Part 4: The "SIF" Revolution (Serious Injury & Fatality)

Smart organizations have stopped worshipping the Pyramid. They have pivoted to a new metric: SIF (Serious Injury and Fatality) Potential.

They realized that you cannot manage all risks equally. You must triage. Instead of asking the old question: "How many accidents did we have?" They ask the new question: "How many events did we have that COULD have killed someone?"

This shifts the focus from Outcome (Did they bleed?) to Potential (Could they have died?).

  • Scenario A: A worker trips on a frayed carpet in the office and breaks his wrist.

    • Old Pyramid View: Recordable Injury. Panic. Full investigation.

    • SIF View: Low Potential. Unlucky. Fix the carpet. Move on. Do not waste executive time here.

  • Scenario B: A 500kg load falls from a crane and lands in an empty walkway. Nobody is hurt.

    • Old Pyramid View: Near Miss. No blood. No problem. A quick report filed away.

    • SIF View: High SIF Potential (A "Free Fatality"). This is a red alert. The only difference between this and 3 funerals was luck (timing). Treat this exactly as if someone died. Launch a full Root Cause Analysis.

In the SIF model, Scenario B is infinitely more important than Scenario A, even though nobody got hurt.


Part 5: The Solution – The "Bifurcation" Strategy

So, do we ignore minor injuries? No. Broken fingers still matter to the people who break them. But you must stop pretending that fixing them will stop fatalities.

You need to bifurcate (split) your safety strategy into two distinct streams.

The "Two-Stream" Protocol:

Stream 1: High-Frequency / Low-Severity (The "Hygiene" Stream)

  • Scope: Cuts, bruises, slips, PPE violations, housekeeping.

  • Management: This is local level work. Let the frontline supervisors and teams handle this. Do not clutter executive boardrooms with graphs of cut fingers.

  • Goal: Reduce nuisance, improve workplace hygiene, show you care about daily struggles.

Stream 2: Low-Frequency / High-Severity (The "Killer" Stream)

  • Scope: Critical Control Management (CCM), Process Safety, Life-Saving Rules, High-Potential Near Misses.

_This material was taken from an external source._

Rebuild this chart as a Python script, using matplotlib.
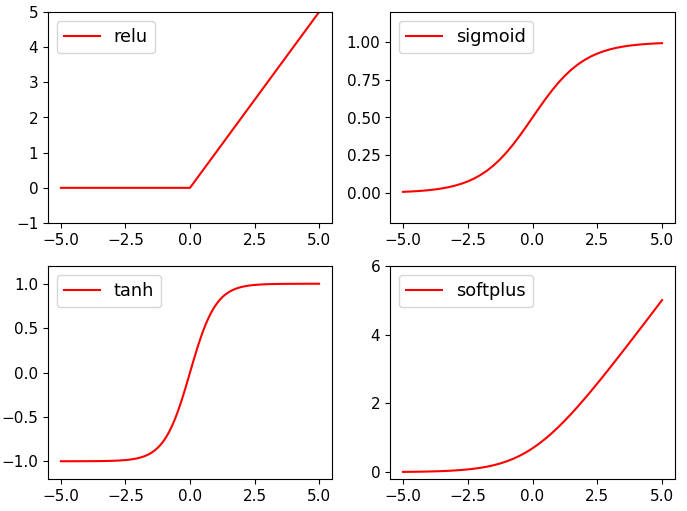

  • Management: This is where the Safety Director, Plant Manager, and the Board must spend 90% of their energy and budget.

  • Goal: Eliminate fatality precursors. Ensure critical controls (e.g., pressure relief valves, fall arrest systems) are 100% effective.

The "SIF Filter" Tool: Every time an incident report lands on your desk, apply this simple filter question before you decide what to do:

"If the circumstances had been slightly different (different time of day, worker standing two feet to the left), could this event reasonably have resulted in a life-altering injury or death?"

  • If YES: This is a Tiger. Stop everything. Investigate deeply.

  • If NO: This is a House Cat. Log it, fix it locally, and don't let it distract you.

The Bottom Line

If you are spending 90% of your time managing cuts, bruises, and PPE violations, you are not managing safety. You are managing an industrial infirmary.

The things that scratch us are rarely the things that kill us. Stop staring at the bottom of the pyramid and patting yourself on the back for a low injury rate. Look up. The Tiger is watching you, and he doesn't care if you are wearing your safety glasses.